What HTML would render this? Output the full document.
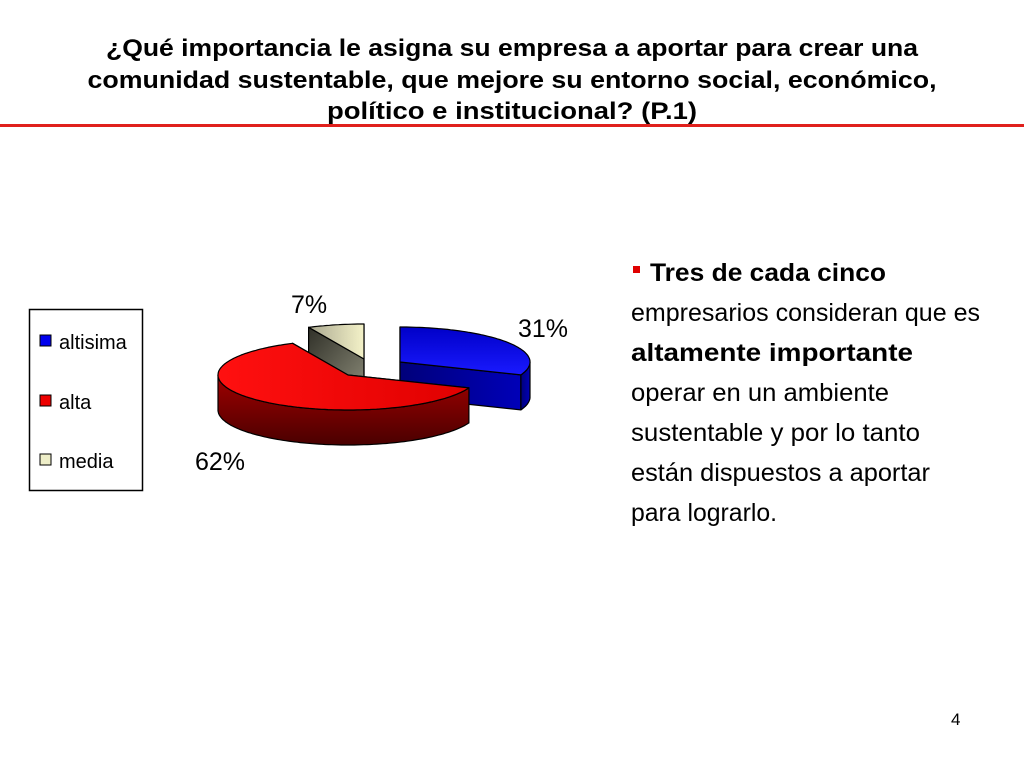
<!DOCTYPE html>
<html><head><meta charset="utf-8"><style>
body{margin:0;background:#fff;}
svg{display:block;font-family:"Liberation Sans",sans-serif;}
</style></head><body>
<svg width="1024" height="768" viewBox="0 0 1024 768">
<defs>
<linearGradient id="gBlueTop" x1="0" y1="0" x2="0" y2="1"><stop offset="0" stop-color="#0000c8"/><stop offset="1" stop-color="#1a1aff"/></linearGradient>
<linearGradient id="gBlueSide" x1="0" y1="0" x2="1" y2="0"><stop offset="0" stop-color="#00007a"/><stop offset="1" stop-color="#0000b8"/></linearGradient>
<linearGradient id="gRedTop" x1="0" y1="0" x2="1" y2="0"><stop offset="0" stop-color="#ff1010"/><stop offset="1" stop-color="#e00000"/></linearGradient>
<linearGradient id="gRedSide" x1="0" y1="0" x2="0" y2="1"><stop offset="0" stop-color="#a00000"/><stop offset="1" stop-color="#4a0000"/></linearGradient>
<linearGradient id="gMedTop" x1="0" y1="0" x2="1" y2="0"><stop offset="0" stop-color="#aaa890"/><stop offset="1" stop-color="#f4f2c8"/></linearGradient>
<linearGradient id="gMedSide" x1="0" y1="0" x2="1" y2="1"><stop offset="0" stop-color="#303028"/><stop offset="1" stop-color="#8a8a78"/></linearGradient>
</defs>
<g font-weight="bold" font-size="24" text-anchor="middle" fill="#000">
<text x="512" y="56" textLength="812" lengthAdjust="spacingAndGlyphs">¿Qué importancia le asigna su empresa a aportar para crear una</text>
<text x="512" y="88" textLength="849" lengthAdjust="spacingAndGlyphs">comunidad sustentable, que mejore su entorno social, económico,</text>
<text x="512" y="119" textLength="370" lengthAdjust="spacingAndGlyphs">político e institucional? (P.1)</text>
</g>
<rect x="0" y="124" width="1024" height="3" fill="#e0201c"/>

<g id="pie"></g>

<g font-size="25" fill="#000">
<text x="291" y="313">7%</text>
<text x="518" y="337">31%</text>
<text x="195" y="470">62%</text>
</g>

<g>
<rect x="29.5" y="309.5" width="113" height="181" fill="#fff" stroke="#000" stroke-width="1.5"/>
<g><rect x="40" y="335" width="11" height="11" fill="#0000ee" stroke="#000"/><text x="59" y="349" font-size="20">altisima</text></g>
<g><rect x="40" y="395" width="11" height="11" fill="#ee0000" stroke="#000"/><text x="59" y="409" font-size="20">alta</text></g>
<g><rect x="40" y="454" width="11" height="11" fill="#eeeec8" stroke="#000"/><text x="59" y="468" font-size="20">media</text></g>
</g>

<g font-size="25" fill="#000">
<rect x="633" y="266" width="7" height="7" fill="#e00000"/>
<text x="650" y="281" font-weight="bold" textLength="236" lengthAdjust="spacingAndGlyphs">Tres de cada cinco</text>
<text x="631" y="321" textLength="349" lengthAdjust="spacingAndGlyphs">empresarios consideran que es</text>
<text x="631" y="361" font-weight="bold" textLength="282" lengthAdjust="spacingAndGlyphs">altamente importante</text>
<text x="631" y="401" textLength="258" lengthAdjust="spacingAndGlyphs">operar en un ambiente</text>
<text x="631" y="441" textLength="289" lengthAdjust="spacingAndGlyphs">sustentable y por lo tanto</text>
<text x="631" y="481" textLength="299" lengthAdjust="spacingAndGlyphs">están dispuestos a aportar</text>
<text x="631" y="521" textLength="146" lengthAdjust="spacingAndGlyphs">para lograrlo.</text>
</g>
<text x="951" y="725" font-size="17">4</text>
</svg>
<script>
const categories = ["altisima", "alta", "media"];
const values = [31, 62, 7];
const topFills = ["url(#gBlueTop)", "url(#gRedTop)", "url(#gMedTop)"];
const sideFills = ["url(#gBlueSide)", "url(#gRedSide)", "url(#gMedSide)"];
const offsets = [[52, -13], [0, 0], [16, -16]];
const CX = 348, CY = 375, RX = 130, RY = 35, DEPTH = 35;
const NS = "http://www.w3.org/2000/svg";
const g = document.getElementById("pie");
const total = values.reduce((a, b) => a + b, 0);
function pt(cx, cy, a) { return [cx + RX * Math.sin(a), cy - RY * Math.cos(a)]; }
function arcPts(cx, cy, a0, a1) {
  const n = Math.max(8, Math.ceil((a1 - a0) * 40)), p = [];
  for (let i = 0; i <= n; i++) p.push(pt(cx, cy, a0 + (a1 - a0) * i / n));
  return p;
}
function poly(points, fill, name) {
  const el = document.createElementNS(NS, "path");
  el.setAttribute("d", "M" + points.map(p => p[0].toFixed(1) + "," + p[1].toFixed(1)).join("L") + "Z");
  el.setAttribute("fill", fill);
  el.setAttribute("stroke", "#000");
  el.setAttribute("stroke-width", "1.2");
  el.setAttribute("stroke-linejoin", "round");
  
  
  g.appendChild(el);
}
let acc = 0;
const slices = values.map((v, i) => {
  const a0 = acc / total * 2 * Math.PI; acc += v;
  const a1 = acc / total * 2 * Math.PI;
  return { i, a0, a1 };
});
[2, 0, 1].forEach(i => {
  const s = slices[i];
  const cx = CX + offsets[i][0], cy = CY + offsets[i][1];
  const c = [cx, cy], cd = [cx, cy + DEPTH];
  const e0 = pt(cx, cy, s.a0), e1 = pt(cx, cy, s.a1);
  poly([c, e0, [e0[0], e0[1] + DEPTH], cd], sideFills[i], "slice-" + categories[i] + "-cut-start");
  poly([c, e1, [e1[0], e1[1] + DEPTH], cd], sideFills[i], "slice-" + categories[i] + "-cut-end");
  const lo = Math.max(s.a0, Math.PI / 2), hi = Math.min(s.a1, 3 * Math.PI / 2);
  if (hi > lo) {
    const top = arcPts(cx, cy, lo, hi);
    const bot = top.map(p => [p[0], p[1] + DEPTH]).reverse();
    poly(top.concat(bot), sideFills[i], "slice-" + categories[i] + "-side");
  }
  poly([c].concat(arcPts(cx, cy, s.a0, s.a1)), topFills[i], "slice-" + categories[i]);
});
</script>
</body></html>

Objective
Only a number is wanted: how many lines contain "document"?

The solution
3